UK Health Secretary Matt Hancock says another national lockdown isn’t something “that we ever take off the table,” but he did not clarified whether or not it would be imposed next month.

The coronavirus is accelerating across the country, with hospital admissions doubling every eight days, Hancock said on Friday. The previous day, Britain recorded 21 deaths from the disease, taking the total according to the government’s accounting method to 41,705.

Coronavirus cases started to rise again in the UK in September, with between 3,000 and 4,000 positive tests recorded daily in the last week. That is still behind France which has more than 10,000 cases a day.

Asked about the possibility of a second national lockdown, Hancock told Sky News: “The last line of defense is full national action and I don’t want to see that.” The Health Secretary added that the government will do “whatever is necessary to keep people safe in a very difficult pandemic.”
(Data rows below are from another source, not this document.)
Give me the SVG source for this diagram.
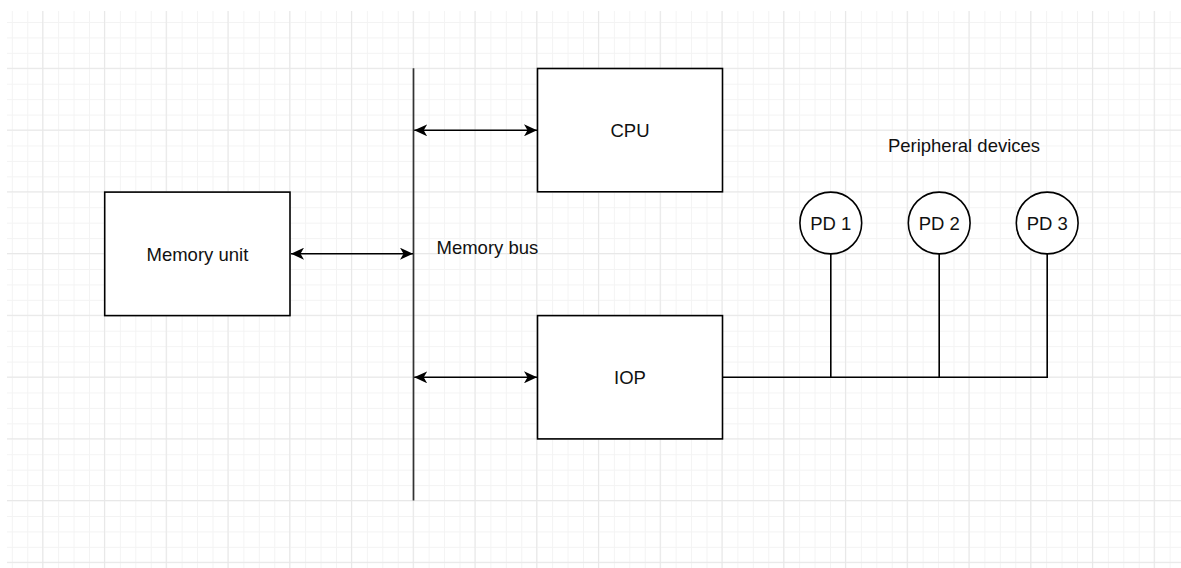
<svg xmlns="http://www.w3.org/2000/svg" width="1181" height="568" viewBox="0 0 1181 568">
  <defs>
    <pattern id="minor" patternUnits="userSpaceOnUse" x="11.825" y="6.545" width="15.4375" height="15.4375">
      <path d="M0.5,0 V15.4375 M0,0.5 H15.4375" fill="none" stroke="#f3f3f3" stroke-width="1"/>
    </pattern>
    <pattern id="major" patternUnits="userSpaceOnUse" x="42.2" y="67.8" width="61.75" height="61.75">
      <path d="M0.5,0 V61.75 M0,0.5 H61.75" fill="none" stroke="#e7e7e7" stroke-width="1"/>
    </pattern>
    <marker id="arr" viewBox="0 0 13 12" refX="13" refY="6" markerWidth="13" markerHeight="12" markerUnits="userSpaceOnUse" orient="auto-start-reverse">
      <path d="M0,0 L13,6 L0,12 L3.5,6 Z" fill="#000"/>
    </marker>
  </defs>
  <style>
    .box { fill: #fff; stroke: #000; stroke-width: 1.6; }
    .ln { fill: none; stroke: #000; stroke-width: 1.6; }
    .bus { fill: none; stroke: #333; stroke-width: 1.7; }
    .t { font-family: "Liberation Sans", Arial, sans-serif; font-size: 18.5px; fill: #111; }
    .c { text-anchor: middle; }
  </style>
  <rect width="1181" height="568" fill="#fff"/>
  <rect x="7" y="11" width="1174" height="557" fill="url(#minor)"/>
  <rect x="7" y="11" width="1174" height="557" fill="url(#major)"/>

  <g id="connectors">
    <line class="bus" x1="413.5" y1="68.3" x2="413.5" y2="500.5"/>
    <line class="ln" x1="291" y1="253.7" x2="413" y2="253.7" marker-start="url(#arr)" marker-end="url(#arr)"/>
    <line class="ln" x1="414.2" y1="130.3" x2="537" y2="130.3" marker-start="url(#arr)" marker-end="url(#arr)"/>
    <line class="ln" x1="414.2" y1="377.3" x2="537" y2="377.3" marker-start="url(#arr)" marker-end="url(#arr)"/>
    <path class="ln" d="M722.5,377.3 H1047.2 V254"/>
    <path class="ln" d="M830.8,377.3 V254"/>
    <path class="ln" d="M939.2,377.3 V254"/>
  </g>

  <g id="memory-unit">
    <rect class="box" x="104.7" y="192.1" width="185.3" height="123.5"/>
    <text class="t c" x="197.4" y="260.5">Memory unit</text>
  </g>
  <g id="memory-bus-label">
    <text class="t" x="436.5" y="253.7">Memory bus</text>
  </g>
  <g id="cpu">
    <rect class="box" x="537.5" y="68.5" width="185" height="123.3"/>
    <text class="t c" x="630" y="137">CPU</text>
  </g>
  <g id="iop">
    <rect class="box" x="537.5" y="315.6" width="185" height="123.3"/>
    <text class="t c" x="630" y="384">IOP</text>
  </g>
  <g id="peripheral-label">
    <text class="t c" x="964" y="151.7">Peripheral devices</text>
  </g>
  <g id="pd1">
    <circle class="box" cx="830.8" cy="223" r="30.9"/>
    <text class="t c" x="830.8" y="229.7">PD 1</text>
  </g>
  <g id="pd2">
    <circle class="box" cx="939.2" cy="223" r="30.9"/>
    <text class="t c" x="939.2" y="229.7">PD 2</text>
  </g>
  <g id="pd3">
    <circle class="box" cx="1047.2" cy="223" r="30.9"/>
    <text class="t c" x="1047.2" y="229.7">PD 3</text>
  </g>
</svg>
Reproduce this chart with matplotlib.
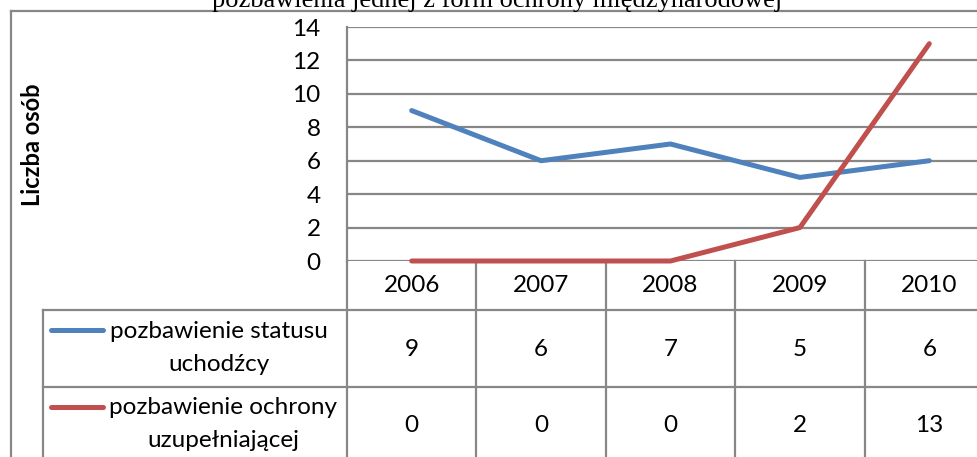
import matplotlib.pyplot as plt
import matplotlib.transforms as mtransforms

years = ["2006", "2007", "2008", "2009", "2010"]
series_labels = ["pozbawienie statusu\nuchodźcy", "pozbawienie ochrony\nuzupełniającej"]
status_uchodzcy = [9, 6, 7, 5, 6]
ochrona_uzupelniajaca = [0, 0, 0, 2, 13]
series_colors = ["#4F81BD", "#C0504D"]
y_ticks = [0, 2, 4, 6, 8, 10, 12, 14]
title = "pozbawienia jednej z form ochrony międzynarodowej"
y_label = "Liczba osób"

W, H = 978, 457
grid_col = "#878787"
fs = 17.5

plt.rcParams["font.family"] = ["Lato", "DejaVu Sans"]

fig = plt.figure(figsize=(W / 100, H / 100), dpi=100)

# nakładka w pikselach - ramki, tabela, etykiety
ov = fig.add_axes([0, 0, 1, 1], zorder=0)
ov.set_xlim(0, W)
ov.set_ylim(H, 0)
ov.axis("off")

# obszar wykresu (prawa krawędź wychodzi poza obraz)
top, bottom, left, right = 27, 261, 347, 994
ax = fig.add_axes([left / W, 1 - bottom / H, (right - left) / W, (bottom - top) / H], zorder=1)
ax.set_facecolor("none")

series = [status_uchodzcy, ochrona_uzupelniajaca]
x = list(range(len(years)))
for vals, col in zip(series, series_colors):
    ax.plot(x, vals, color=col, lw=3.6, solid_capstyle="round", solid_joinstyle="round",
            clip_on=False, zorder=3)

ax.set_xlim(-0.5, len(years) - 0.5)
ax.set_ylim(0, 14)
ax.set_yticks(y_ticks)
ax.set_xticks([])
ax.yaxis.grid(True, color=grid_col, lw=1.6)
ax.set_axisbelow(True)
for s in ["top", "right", "bottom"]:
    ax.spines[s].set_visible(False)
ax.spines["left"].set_color(grid_col)
ax.spines["left"].set_linewidth(1.6)
ax.tick_params(axis="y", length=0, pad=19, labelsize=fs)

# tytuł (ucięty u góry, tak jak w oryginale)
ov.text(497, 7, title, ha="center", va="baseline", fontsize=19,
        family="Liberation Serif")

# ramka wykresu
lw = 1.6
ov.plot([11, 11], [11, H + 5], color=grid_col, lw=lw, clip_on=False)
ov.plot([11, W + 5], [11, 11], color=grid_col, lw=lw, clip_on=False)

ov.text(33, 145, y_label, rotation=90, ha="center", va="center", fontsize=17,
        fontweight="bold")

# tabela danych
bt = mtransforms.blended_transform_factory(ax.transData, ov.transData)
row_lines = [310, 387]
for ry in row_lines:
    ov.plot([43, W + 5], [ry, ry], color=grid_col, lw=lw, clip_on=False)
ov.plot([43, 43], [310, H + 5], color=grid_col, lw=lw, clip_on=False)
for k in range(len(years)):
    ax.plot([k - 0.5, k - 0.5], [bottom, H + 5], color=grid_col, lw=lw,
            transform=bt, clip_on=False)

for i, yr in enumerate(years):
    ax.text(i, 286, yr, transform=bt, ha="center", va="center", fontsize=fs)

row_centers = [348, 424]
legend_y = [330, 407]
label_x = [219, 223]
for vals, col, lab, rc, ly, lx in zip(series, series_colors, series_labels,
                                      row_centers, legend_y, label_x):
    ov.plot([51, 103], [ly, ly], color=col, lw=3.6, solid_capstyle="round")
    ov.text(lx, rc, lab, ha="center", va="center", fontsize=fs,
            multialignment="center", linespacing=1.75)
    for i, v in enumerate(vals):
        ax.text(i, rc + 2, str(v), transform=bt, ha="center", va="center", fontsize=fs)

fig.savefig("out.png", dpi=100)
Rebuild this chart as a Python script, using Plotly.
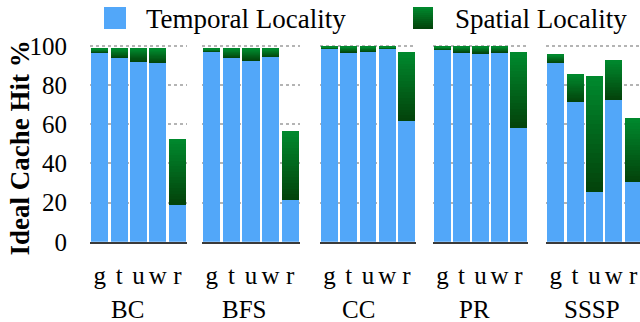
import plotly.graph_objects as go
from plotly.subplots import make_subplots

# ---- data ----
benchmarks = ["BC", "BFS", "CC", "PR", "SSSP"]
variants = ["g", "t", "u", "w", "r"]
temporal = {
    "BC":   [96.6, 94.0, 92.3, 91.3, 19.0],
    "BFS":  [97.1, 94.0, 92.8, 94.5, 21.3],
    "CC":   [98.5, 96.9, 97.1, 98.5, 61.7],
    "PR":   [98.0, 96.9, 96.4, 96.9, 58.1],
    "SSSP": [91.3, 71.4, 25.4, 72.9, 30.7],
}
total = {
    "BC":   [98.5, 98.5, 98.5, 98.5, 52.5],
    "BFS":  [98.5, 98.5, 98.5, 98.5, 56.6],
    "CC":   [99.5, 99.5, 99.5, 99.5, 96.9],
    "PR":   [99.5, 99.5, 99.5, 99.5, 96.9],
    "SSSP": [95.4, 85.7, 84.7, 92.8, 63.2],
}
spatial = {b: [round(t - p, 2) for t, p in zip(total[b], temporal[b])] for b in benchmarks}
y_ticks = [0, 20, 40, 60, 80, 100]

# ---- style ----
W, H = 640, 322
BLUE = "#52A7F9"
G_TOP = (0, 138, 46)
G_BOT = (3, 66, 10)
N_SLICES = 24
FONT = "Liberation Serif"

def gcol(f):  # f=0 bottom, 1 top
    c = [round(G_BOT[i] + (G_TOP[i] - G_BOT[i]) * f) for i in range(3)]
    return "rgb(%d,%d,%d)" % tuple(c)

# subplot horizontal extents in pixels
dom_px = [(90, 187), (202, 300), (320, 416), (433, 528), (546, 640)]
xrng_end = [4.5, 4.5, 4.5, 4.5, 4.35]
label_cx = [127.6, 244, 358.5, 474, 591.5]
y0_px, y100_px = 241.8, 46.0
YMAX = 101
ytop_px = y0_px - (y0_px - y100_px) * YMAX / 100

fig = make_subplots(rows=1, cols=5, shared_yaxes=True)

for i, b in enumerate(benchmarks):
    col = i + 1
    fig.add_trace(go.Bar(x=variants, y=temporal[b], marker=dict(color=BLUE, line=dict(width=0)),
                         showlegend=False), row=1, col=col)
    for k in range(N_SLICES):
        f = (k + 0.5) / N_SLICES
        fig.add_trace(go.Bar(x=variants, y=[s / N_SLICES for s in spatial[b]],
                             marker=dict(color=gcol(f), line=dict(width=0)),
                             showlegend=False), row=1, col=col)

fig.update_layout(
    width=W, height=H, barmode="stack", bargap=0.12,
    margin=dict(l=0, r=0, t=0, b=0, autoexpand=False),
    paper_bgcolor="white", plot_bgcolor="white",
    font=dict(family=FONT, color="black"),
    showlegend=False,
)

ydom = [1 - y0_px / H, 1 - ytop_px / H]
for i in range(5):
    xa = "xaxis" if i == 0 else "xaxis%d" % (i + 1)
    ya = "yaxis" if i == 0 else "yaxis%d" % (i + 1)
    fig.layout[xa].update(
        domain=[dom_px[i][0] / W, dom_px[i][1] / W],
        type="category", categoryorder="array", categoryarray=variants,
        range=[-0.5, xrng_end[i]], automargin=False,
        tickmode="array", tickvals=variants, ticktext=variants, tickangle=0,
        showline=True, linecolor="#3a3a3a", linewidth=2,
        showgrid=False, ticks="outside", ticklen=10, tickcolor="rgba(0,0,0,0)",
        tickfont=dict(family=FONT, size=25, color="black"),
    )
    fig.layout[ya].update(
        domain=ydom, range=[0, YMAX], tickvals=y_ticks, automargin=False,
        showgrid=True, gridcolor="#b4b4b4", griddash="dot", gridwidth=1.5,
        zeroline=False, showline=False,
        showticklabels=(i == 0),
        ticks="outside" if i == 0 else "", ticklen=17, tickcolor="rgba(0,0,0,0)",
        tickfont=dict(family=FONT, size=25, color="black"),
    )

annotations = []
for i, b in enumerate(benchmarks):
    annotations.append(dict(x=label_cx[i] / W, y=1 - 309 / H, xref="paper", yref="paper",
                            text=b, showarrow=False, xanchor="center", yanchor="middle",
                            font=dict(family=FONT, size=25, color="black")))
annotations.append(dict(x=20 / W, y=1 - 148.5 / H, xref="paper", yref="paper",
                        text="Ideal Cache Hit %", textangle=-90, showarrow=False,
                        xanchor="center", yanchor="middle",
                        font=dict(family=FONT, size=27, color="black", weight="bold")))
# legend
annotations.append(dict(x=144 / W, y=1 - 19 / H, xref="paper", yref="paper",
                        text="Temporal Locality", showarrow=False, xanchor="left", yanchor="middle",
                        font=dict(family=FONT, size=27, color="black")))
annotations.append(dict(x=453 / W, y=1 - 19 / H, xref="paper", yref="paper",
                        text="Spatial Locality", showarrow=False, xanchor="left", yanchor="middle",
                        font=dict(family=FONT, size=27, color="black")))

shapes = [dict(type="rect", xref="paper", yref="paper", x0=104 / W, x1=126 / W,
               y0=1 - 29 / H, y1=1 - 7 / H, fillcolor=BLUE, line=dict(width=0))]
n_leg = 11
for k in range(n_leg):
    yb = 29 - 22 * k / n_leg
    yt = 29 - 22 * (k + 1) / n_leg
    shapes.append(dict(type="rect", xref="paper", yref="paper", x0=413 / W, x1=433 / W,
                       y0=1 - yb / H, y1=1 - yt / H, fillcolor=gcol((k + 0.5) / n_leg),
                       line=dict(width=0)))

fig.update_layout(annotations=annotations, shapes=shapes)
fig.write_html("out.html")
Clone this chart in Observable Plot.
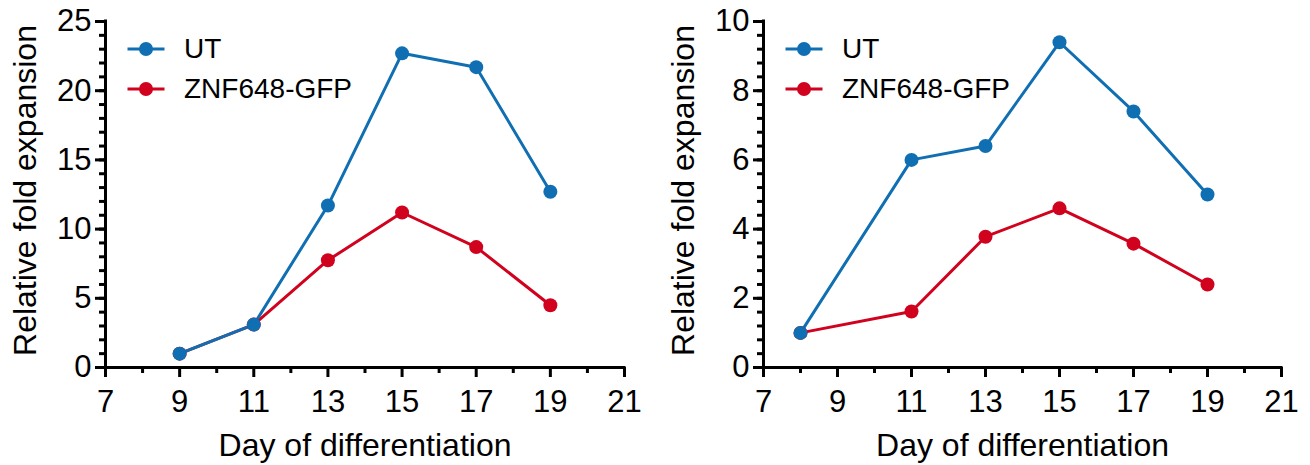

He admitted, however that another lockdown across the country “isn’t something that we ever take off the table, but it isn’t something that we want to see either.” The country once again needs “to come together and recognize there is a serious challenge,” Hancock said.

Earlier media reports said that scientists advising the government have proposed a two-week national lockdown in October to try to tackle the rising number of coronavirus cases.

A surge of Covid-19 cases in London may put the capital on track for curbs on socializing and nights out in around a fortnight, the Evening Standard newspaper reported. It cited a plan outlining more severe restrictions on the public, including “reintroducing epidemic controls”, “mandatory masks”, “restricting religious gatherings and social contacts.” Official figures due for release later on Friday will show a sharp rise in cases in the capital, the newspaper said.

The government has also struggled to ensure sufficient testing in recent weeks, but Hancock said Dido Harding, who is in charge of the system, had done an “an extraordinary job.” The testing system was not a mess, the minister added.